- **The task**
Repeat everything from the first line of the listing below through the line that contains "-56.5, -44.5, -13];", exactly. Leave out pictures.

- **Data block**
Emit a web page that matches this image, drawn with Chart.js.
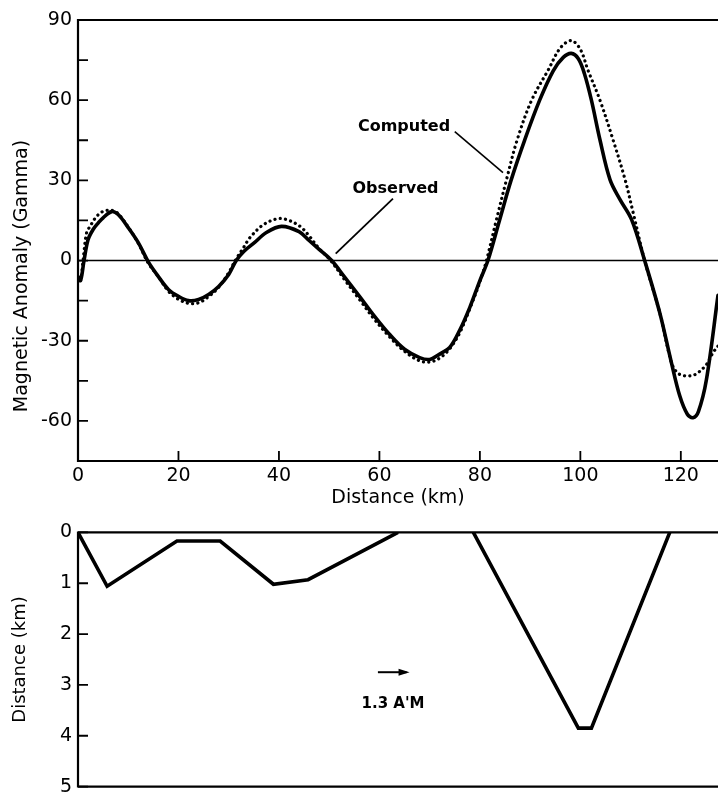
<!DOCTYPE html>
<html>
<head>
<meta charset="utf-8">
<script src="https://cdn.jsdelivr.net/npm/chart.js@4/dist/chart.umd.min.js"></script>
<style>
html,body{margin:0;padding:0;background:#fff;}
#wrap{position:relative;width:718px;height:804px;overflow:hidden;}
.box{position:absolute;left:0;width:718px;}
</style>
</head>
<body>
<div id="wrap">
  <div class="box" style="top:0;height:515px"><canvas id="topChart"></canvas></div>
  <div class="box" style="top:515px;height:289px"><canvas id="bottomChart"></canvas></div>
</div>
<script>
// ---------- data ----------
const observedDistance = [0, 0.5, 1.2, 2, 3, 4, 5, 6.7, 8, 10, 12, 14, 16, 18, 20, 22, 24, 26, 28, 30, 31.5, 33, 35, 37.5, 40.5, 44, 46, 48, 50.5, 53, 56, 59, 62, 65, 68, 70, 72, 74, 76, 78, 80, 81.6, 83.9, 86.2, 88.9, 91.9, 94.6, 96.6, 98.2, 99.6, 100.8, 102.2, 103.9, 105.9, 107.9, 110.2, 112.8, 115.8, 118.1, 119.8, 121.3, 122.4, 123.5, 125.1, 127.4];
const observedGamma    = [-6, -7.5, 0, 7.8, 11.6, 14, 16, 18.3, 17.2, 12.3, 6.7, -0.5, -6, -10.8, -13.4, -15, -14.6, -12.7, -9.7, -5.2, 0, 3.4, 6.5, 10.5, 12.8, 10.8, 7.5, 4.2, 0, -6, -13.3, -20.8, -27.6, -33.2, -36.3, -37, -35, -32.5, -26, -17.5, -7.5, 0, 15, 30, 45, 60, 71, 76, 77.5, 75.5, 70, 60, 45.2, 30.3, 22.8, 15.3, 0, -19.5, -38, -50.7, -57.5, -58.8, -56.5, -44.5, -13];

const computedDistance = [0, 0.5, 1.0, 1.7, 2.4, 3.7, 5, 6.7, 8, 10, 12, 14, 16, 18, 20, 22, 24, 26, 28, 30, 31.3, 33, 34.2, 36.9, 39.9, 42, 44.2, 45.8, 48, 50.3, 53, 56, 59, 62, 65, 68, 70, 72, 74, 76, 78, 80, 81.3, 83.3, 85.3, 87.4, 90.3, 93.6, 96, 98.2, 100, 101.5, 103.9, 106.5, 108.9, 110.5, 112.8, 115.8, 118.1, 119.3, 120.5, 121.5, 123, 125.1, 126.4, 127.4];
const computedGamma    = [-6, -7.5, 0, 10.3, 12.8, 16.5, 18.4, 18.8, 17.5, 12.5, 6.5, -1, -6, -11.5, -14.5, -16, -15.8, -13.5, -10, -4.5, 0, 5, 8.5, 13.4, 15.7, 15, 12.8, 9.7, 4.5, 0, -7, -14.5, -22, -28.5, -34, -37.5, -38, -36.5, -33, -27, -18, -8, 0, 15.3, 30.3, 45, 60, 71.3, 79.5, 82.3, 79, 71.3, 60, 45.2, 30.3, 18, 0, -19.5, -38, -42, -43, -43.2, -42.5, -38.9, -34.5, -32];

const westBodyDistance = [0, 5.8, 19.7, 28.3, 38.9, 45.8, 63.7];
const westBodyDepth    = [0, 1.06, 0.17, 0.17, 1.02, 0.93, 0];
const eastBodyDistance = [78.7, 99.6, 102.2, 117.8];
const eastBodyDepth    = [0, 3.85, 3.85, 0];

const distanceRange = [0, 127.4];
const distanceTickStep = 20;
const anomalyRange = [-75, 90];
const anomalyTickStep = 15;
const anomalyLabelStep = 30;
const depthRange = [0, 5];
const depthTickStep = 1;

// ---------- helpers ----------
const FONT = '"DejaVu Sans", "Liberation Sans", sans-serif';
const pairs = (xs, ys) => xs.map((x, i) => ({x, y: ys[i]}));

const frameTicks = {
  id: 'frameTicks',
  afterDatasetsDraw(chart, args, opts) {
    const {ctx, chartArea: a, scales} = chart;
    ctx.save();
    ctx.strokeStyle = '#000';
    ctx.lineCap = 'butt';
    ctx.lineWidth = 2.2;
    ctx.beginPath();
    ctx.moveTo(a.left, a.top); ctx.lineTo(a.right, a.top);
    ctx.moveTo(a.left, a.top - 1); ctx.lineTo(a.left, a.bottom + 1);
    ctx.moveTo(a.left, a.bottom); ctx.lineTo(a.right, a.bottom);
    ctx.stroke();
    ctx.lineWidth = 1.8;
    ctx.beginPath();
    scales.y.ticks.forEach(t => {
      const py = scales.y.getPixelForValue(t.value);
      ctx.moveTo(a.left, py); ctx.lineTo(a.left + opts.yLen, py);
    });
    if (opts.xLen) {
      scales.x.ticks.forEach(t => {
        const px = scales.x.getPixelForValue(t.value);
        ctx.moveTo(px, a.bottom); ctx.lineTo(px, a.bottom - opts.xLen);
      });
    }
    ctx.stroke();
    ctx.restore();
  }
};

const zeroLine = {
  id: 'zeroLine',
  beforeDatasetsDraw(chart, args, opts) {
    if (!opts.show) return;
    const {ctx, chartArea: a, scales: {y}} = chart;
    const py = y.getPixelForValue(0);
    ctx.save();
    ctx.strokeStyle = '#000';
    ctx.lineWidth = 1.4;
    ctx.beginPath();
    ctx.moveTo(a.left, py); ctx.lineTo(a.right, py);
    ctx.stroke();
    ctx.restore();
  }
};

const notes = {
  id: 'notes',
  afterDatasetsDraw(chart, args, opts) {
    const {ctx, scales: {x, y}} = chart;
    ctx.save();
    ctx.strokeStyle = '#000';
    ctx.fillStyle = '#000';
    (opts.lines || []).forEach(l => {
      ctx.lineWidth = l.width;
      ctx.beginPath();
      ctx.moveTo(x.getPixelForValue(l.from[0]), y.getPixelForValue(l.from[1]));
      ctx.lineTo(x.getPixelForValue(l.to[0]), y.getPixelForValue(l.to[1]));
      ctx.stroke();
      if (l.head) {
        const x2 = x.getPixelForValue(l.to[0]), y2 = y.getPixelForValue(l.to[1]);
        const x1 = x.getPixelForValue(l.from[0]), y1 = y.getPixelForValue(l.from[1]);
        const ang = Math.atan2(y2 - y1, x2 - x1);
        ctx.beginPath();
        ctx.moveTo(x2 + 3 * Math.cos(ang), y2 + 3 * Math.sin(ang));
        ctx.lineTo(x2 - 8 * Math.cos(ang) + 3.5 * Math.sin(ang), y2 - 8 * Math.sin(ang) - 3.5 * Math.cos(ang));
        ctx.lineTo(x2 - 8 * Math.cos(ang) - 3.5 * Math.sin(ang), y2 - 8 * Math.sin(ang) + 3.5 * Math.cos(ang));
        ctx.closePath();
        ctx.fill();
      }
    });
    (opts.texts || []).forEach(t => {
      ctx.font = t.font;
      ctx.textAlign = 'center';
      ctx.textBaseline = 'middle';
      ctx.fillText(t.text, x.getPixelForValue(t.at[0]), y.getPixelForValue(t.at[1]));
    });
    if (opts.yTitle) {
      const tt = opts.yTitle;
      ctx.translate(tt.x, y.getPixelForValue(tt.centerValue));
      ctx.rotate(-Math.PI / 2);
      ctx.font = tt.font;
      ctx.textAlign = 'center';
      ctx.textBaseline = 'middle';
      ctx.fillText(tt.text, 0, 0);
    }
    ctx.restore();
  }
};

Chart.register(frameTicks, zeroLine, notes);

const tickFont = {family: FONT, size: 19};

// ---------- top chart ----------
new Chart(document.getElementById('topChart'), {
  type: 'line',
  data: {
    datasets: [
      {
        label: 'Observed',
        data: pairs(observedDistance, observedGamma),
        borderColor: '#000',
        borderWidth: 3.6,
        pointRadius: 0,
        tension: 0.35,
        borderCapStyle: 'round',
        borderJoinStyle: 'round'
      },
      {
        label: 'Computed',
        data: pairs(computedDistance, computedGamma),
        borderColor: '#000',
        borderWidth: 3.2,
        borderDash: [0.1, 5.2],
        borderCapStyle: 'round',
        pointRadius: 0,
        tension: 0.35
      }
    ]
  },
  options: {
    responsive: true,
    maintainAspectRatio: false,
    animation: false,
    layout: {padding: {top: 20, left: 0, right: 0, bottom: 0}},
    plugins: {
      legend: {display: false},
      tooltip: {enabled: false},
      frameTicks: {yLen: 10, xLen: 10},
      zeroLine: {show: true},
      notes: {
        texts: [
          {text: 'Computed', at: [64.9, 50], font: 'bold 16px ' + FONT},
          {text: 'Observed', at: [63.2, 26.9], font: 'bold 16px ' + FONT}
        ],
        lines: [
          {from: [75.0, 48.2], to: [84.6, 32.9], width: 1.6},
          {from: [62.7, 23.2], to: [51.3, 2.6], width: 1.8}
        ],
        yTitle: {text: 'Magnetic Anomaly (Gamma)', x: 22, centerValue: -5.8, font: '19px ' + FONT}
      }
    },
    scales: {
      x: {
        type: 'linear',
        min: distanceRange[0], max: distanceRange[1],
        border: {display: false},
        grid: {display: false, drawTicks: false},
        ticks: {stepSize: distanceTickStep, includeBounds: false, padding: 4, color: '#000', font: tickFont, maxRotation: 0, autoSkip: false},
        title: {display: true, text: 'Distance (km)', color: '#000', font: {family: FONT, size: 19}, padding: {top: 0, bottom: 6}},
        afterFit(s) { s.height = 54; }
      },
      y: {
        type: 'linear',
        min: anomalyRange[0], max: anomalyRange[1],
        border: {display: false},
        grid: {display: false, drawTicks: false},
        ticks: {
          stepSize: anomalyTickStep, padding: 6, color: '#000', font: tickFont, autoSkip: false,
          callback: v => (v % anomalyLabelStep === 0 ? String(v) : '')
        },
        afterFit(s) { s.width = 78; }
      }
    }
  }
});

// ---------- bottom chart ----------
new Chart(document.getElementById('bottomChart'), {
  type: 'line',
  data: {
    datasets: [
      {
        label: 'Body west',
        data: pairs(westBodyDistance, westBodyDepth),
        borderColor: '#000',
        borderWidth: 3.6,
        pointRadius: 0,
        tension: 0,
        borderJoinStyle: 'miter'
      },
      {
        label: 'Body east',
        data: pairs(eastBodyDistance, eastBodyDepth),
        borderColor: '#000',
        borderWidth: 3.6,
        pointRadius: 0,
        tension: 0,
        borderJoinStyle: 'miter'
      }
    ]
  },
  options: {
    responsive: true,
    maintainAspectRatio: false,
    animation: false,
    layout: {padding: {top: 15, left: 0, right: 0, bottom: 9}},
    plugins: {
      legend: {display: false},
      tooltip: {enabled: false},
      frameTicks: {yLen: 10, xLen: 0},
      zeroLine: {show: false},
      notes: {
        texts: [
          {text: "1.3 A'M", at: [62.7, 3.38], font: 'bold 15px ' + FONT}
        ],
        lines: [
          {from: [59.7, 2.75], to: [65.4, 2.75], width: 2, head: true}
        ]
      }
    },
    scales: {
      x: {
        type: 'linear',
        min: distanceRange[0], max: distanceRange[1],
        border: {display: false},
        grid: {display: false, drawTicks: false},
        ticks: {display: false, stepSize: distanceTickStep},
        afterFit(s) { s.height = 0; }
      },
      y: {
        type: 'linear',
        min: depthRange[0], max: depthRange[1],
        reverse: true,
        border: {display: false},
        grid: {display: false, drawTicks: false},
        ticks: {stepSize: depthTickStep, padding: 6, color: '#000', font: tickFont, autoSkip: false},
        title: {display: true, text: 'Distance (km)', color: '#000', font: {family: FONT, size: 18}, padding: {top: 10, bottom: 0}},
        afterFit(s) { s.width = 78; }
      }
    }
  }
});
</script>
</body>
</html>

- **The answer**
Emit a web page that matches this image, drawn with Chart.js.
<!DOCTYPE html>
<html>
<head>
<meta charset="utf-8">
<script src="https://cdn.jsdelivr.net/npm/chart.js@4/dist/chart.umd.min.js"></script>
<style>
html,body{margin:0;padding:0;background:#fff;}
#wrap{position:relative;width:718px;height:804px;overflow:hidden;}
.box{position:absolute;left:0;width:718px;}
</style>
</head>
<body>
<div id="wrap">
  <div class="box" style="top:0;height:515px"><canvas id="topChart"></canvas></div>
  <div class="box" style="top:515px;height:289px"><canvas id="bottomChart"></canvas></div>
</div>
<script>
// ---------- data ----------
const observedDistance = [0, 0.5, 1.2, 2, 3, 4, 5, 6.7, 8, 10, 12, 14, 16, 18, 20, 22, 24, 26, 28, 30, 31.5, 33, 35, 37.5, 40.5, 44, 46, 48, 50.5, 53, 56, 59, 62, 65, 68, 70, 72, 74, 76, 78, 80, 81.6, 83.9, 86.2, 88.9, 91.9, 94.6, 96.6, 98.2, 99.6, 100.8, 102.2, 103.9, 105.9, 107.9, 110.2, 112.8, 115.8, 118.1, 119.8, 121.3, 122.4, 123.5, 125.1, 127.4];
const observedGamma    = [-6, -7.5, 0, 7.8, 11.6, 14, 16, 18.3, 17.2, 12.3, 6.7, -0.5, -6, -10.8, -13.4, -15, -14.6, -12.7, -9.7, -5.2, 0, 3.4, 6.5, 10.5, 12.8, 10.8, 7.5, 4.2, 0, -6, -13.3, -20.8, -27.6, -33.2, -36.3, -37, -35, -32.5, -26, -17.5, -7.5, 0, 15, 30, 45, 60, 71, 76, 77.5, 75.5, 70, 60, 45.2, 30.3, 22.8, 15.3, 0, -19.5, -38, -50.7, -57.5, -58.8, -56.5, -44.5, -13];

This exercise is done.